With the NFL salary cap rising by more than $20 million between 2013 and 2015, teams have had more money to spend than they’ve known what to do with. Well, that’s not true, because they’ve known exactly what to do with it: They’ve spent it on moderately impressive free agents. Every year, a handful of players who were available for nothing as recently as the previous offseason sign with new teams for serious money. Most of the time, they’re about as good as the guys who were freely available.
Sound about right? In 2013, Cook signed a 5-year, $35.1mil contract with the St. Louis Rams, including a $5mil signing bonus, $16mil guaranteed, and an average annual salary of $7,020,000. That’s a lot of dough.

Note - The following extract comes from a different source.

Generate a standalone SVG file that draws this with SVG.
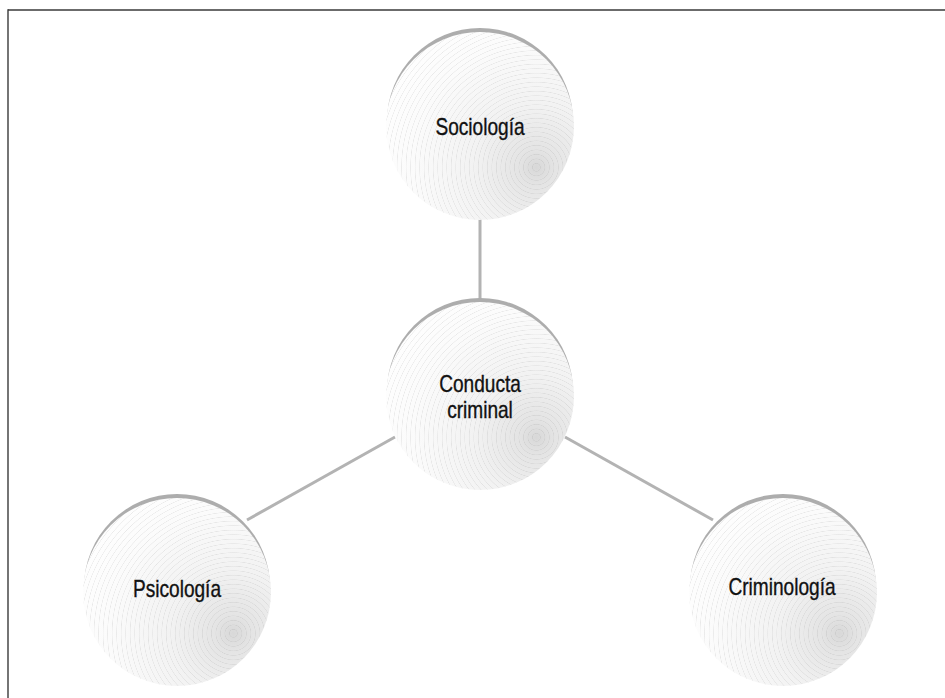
<svg xmlns="http://www.w3.org/2000/svg" width="945" height="698" viewBox="0 0 945 698">
<style>
.frame{stroke:#3a3a3a;stroke-width:1.4;fill:none}
.conn{stroke:#b3b3b3;stroke-width:3;fill:none;stroke-linecap:butt}
.rim{fill:#adadad}
.body{fill:url(#shade)}
.rings{fill:url(#rings)}
.lbl{font-family:"Liberation Sans",Arial,sans-serif;font-size:23px;fill:#111;stroke:#111;stroke-width:0.35;text-anchor:middle}
</style>
<defs>
<radialGradient id="shade" cx="0.8" cy="0.72" fx="0.8" fy="0.72" r="0.95">
<stop offset="0" stop-color="#d8d8d8"/>
<stop offset="0.1" stop-color="#e4e4e4"/>
<stop offset="0.35" stop-color="#f2f2f2"/>
<stop offset="0.7" stop-color="#fbfbfb"/>
<stop offset="1" stop-color="#ffffff"/>
</radialGradient>
<radialGradient id="rings" cx="0.8" cy="0.72" fx="0.8" fy="0.72" r="0.024" spreadMethod="repeat">
<stop offset="0" stop-color="#888" stop-opacity="0"/>
<stop offset="0.75" stop-color="#888" stop-opacity="0"/>
<stop offset="0.88" stop-color="#888" stop-opacity="0.17"/>
<stop offset="1" stop-color="#888" stop-opacity="0"/>
</radialGradient>
</defs>
<g id="frame">
<line class="frame" x1="8" y1="10" x2="945" y2="10"/>
<line class="frame" x1="8" y1="9.3" x2="8" y2="698"/>
</g>
<g id="connectors">
<line class="conn" x1="480" y1="215" x2="480" y2="305"/>
<line class="conn" x1="247" y1="520" x2="395" y2="437"/>
<line class="conn" x1="565" y1="437" x2="713" y2="520"/>
</g>
<g id="sociologia">
<circle class="rim" cx="480" cy="121" r="93"/>
<circle class="body" cx="480" cy="126" r="94"/>
<circle class="rings" cx="480" cy="126" r="94"/>
<text class="lbl" transform="translate(480,135) scale(0.83,1)">Sociología</text>
</g>
<g id="conducta">
<circle class="rim" cx="480" cy="391" r="93"/>
<circle class="body" cx="480" cy="396" r="94"/>
<circle class="rings" cx="480" cy="396" r="94"/>
<text class="lbl" transform="translate(480,392) scale(0.83,1)">Conducta</text>
<text class="lbl" transform="translate(480,418) scale(0.83,1)">criminal</text>
</g>
<g id="psicologia">
<circle class="rim" cx="177" cy="587" r="93"/>
<circle class="body" cx="177" cy="592" r="94"/>
<circle class="rings" cx="177" cy="592" r="94"/>
<text class="lbl" transform="translate(177,597) scale(0.83,1)">Psicología</text>
</g>
<g id="criminologia">
<circle class="rim" cx="783" cy="587" r="93"/>
<circle class="body" cx="783" cy="592" r="94"/>
<circle class="rings" cx="783" cy="592" r="94"/>
<text class="lbl" transform="translate(782,595) scale(0.83,1)">Criminología</text>
</g>
</svg>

Please don’t think I saw the flaws in all of these deals when they were first signed; the Cook contract is one I would have endorsed at the time, and it just hasn’t worked out. It’s not hard to see what the Rams saw in the freakishly athletic Cook, who had exhibited flashes of brilliance in Tennessee. The Titans focused too heavily on his flaws and tried to turn Cook into an inline tight end, and so naturally it seemed clear that the Rams were going to try to take Cook and his 4.49 speed and use him as a downfield burner.
It hasn’t quite worked out that way. Cook, who has the 6-foot-5 frame to be a red zone terror, scored twice in his first game with the Rams and has just six touchdowns in his ensuing 31 contests. He’s averaged just more than 40 yards per game in St. Louis, which is actually a decline from his final two seasons in Tennessee, and by the end of 2015, the Rams will have given him more than $20 million.